Lockdown reportedly returned to Bexleyheath on Saturday. As rumours about an impending wave of “TikTok-fuelled looting” circulated on social media, shopkeepers debated whether it was safe to unlock their doors. Eventually they did, but only after a dispersal order was issued, handing the police additional powers to snuff out antisocial behaviour. No doubt the Met’s officers hoped to avoid a repeat of the carnage that had unfolded earlier in the week, when gangs of children ran amok on Oxford Street, allegedly in the hope of ransacking a JD Sports.
Central London isn’t “safe anymore”, led one report after the mayhem. Countless others carried a similar message: that lawlessness had returned to the capital’s streets.
You will forgive me if I reserve my shock and outrage. I was born in Hackney, east London, in the early Seventies, when such scenes regularly played out in working-class communities to little or no media fanfare. My inner-city state schools were more like prisons, and by the time I was 18, I had seen more acts of violence than I care to remember. I have been stabbed, witnessed numerous muggings, and seen first-hand the effects of extreme violence, usually meted out on the most vulnerable. I often think back to my grandmother’s elderly neighbours on both sides. Both were widows; both had husbands who were decorated war heroes; both were brutally mugged as they collected their pensions from the local post office.

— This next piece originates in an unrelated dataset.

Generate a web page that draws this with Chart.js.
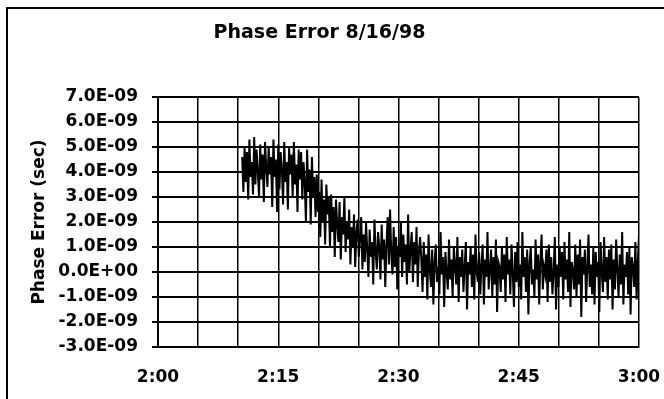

During the Eighties, shootings became more common, adding to the chaos which had already escalated after the mental health wards of Hackney Hospital threw their confused patients onto the streets as part of a “care in the community” scheme. I left the area in my mid-twenties and lived and worked in early post-war Bosnia. It was still violent, with guns widespread. But the irony was that I felt safer there than in Hackney; the former paramilitaries that ran the local bars at least had a social code.
Despite the horrors, my memories of Hackney remain mixed. As violent and poor as it once was, there was always a sense of solidarity. The settled white working-class communities were nearly always at the sharp end of the policies imposed by successive post-war governments, almost all without democratic consent. Mass immigration radically altered those communities, but they largely muddled along as best they could, forming cross-cultural social norms. At my grandmother’s funeral, mourners from every race gathered to commemorate the life of a white working-class cockney matriarch. Born into desperate poverty to a widowed mum with seven kids in the Thirties, she formed deep bonds with the first-generation Afro-Caribbean mums who, as they grew older, would look out for each other.
Over the past decade, however, such multiracial harmony has slowly been replaced with new cultural norms centred around self-expression and hyper-individualism. The civilising nature of national identity and shared values — precisely those that held together the long put-upon British working class, black and white — are now viewed as gauche and unreconstructed concepts. In their place, today’s cultural narratives divide society along identity lines. If it erases the agency and “lived experience” of long-established working-class communities and casts the UK as a racist hellhole, so be it.
And so, our media and political classes shifted their focus, falling back on racial battlelines that had already inflamed the US but bore little relation to the reality of day-to-day life in Britain. Last August, the researcher David Rozado revealed how extensive this shift has been. He found that, between 2010 and 2020, “terms such as racism and white supremacy in popular UK media outlets increased on average by 769% and 2,827%, respectively”. During the same period, “mentions in BBC content of terms suggestive of racism have increased by over 802%… hate speech (880%), … or slavery (413%)”.
What impact is this likely to have in Hackney, which remains one of London’s most dangerous boroughs? My time there and in Bosnia taught me that while human beings naturally tend towards tribalism, the steady cultivation of tolerance and mutual respect can be learnt and transmitted anew to each generation through our institutions and broader culture. But in London, these principles have since been erased, replaced with a moral evaluation of human nature that is determined on ahistorical levels of oppression. As egalitarianism fell out of favour, the bonds which held a community together, encouraging certain behaviours and outlawing others, started to fray.
Perhaps with this in mind, we can interpret the entrenchment of crime and anomie in London as the beginning of the end for our political and cultural elites’ long-held luxury beliefs. It is all too easy to destroy the organic evolution of human neighbourhoods; a fragile, chaotic and precious process that must be nurtured from generation to generation. From its ruins, we do not get a top-down corporate utopia of “diverse and inclusive” communities. Instead, we get a society in which the fragile ties of human solidarity are rendered ever more vulnerable, the strong prey on the weak, and raw power reins.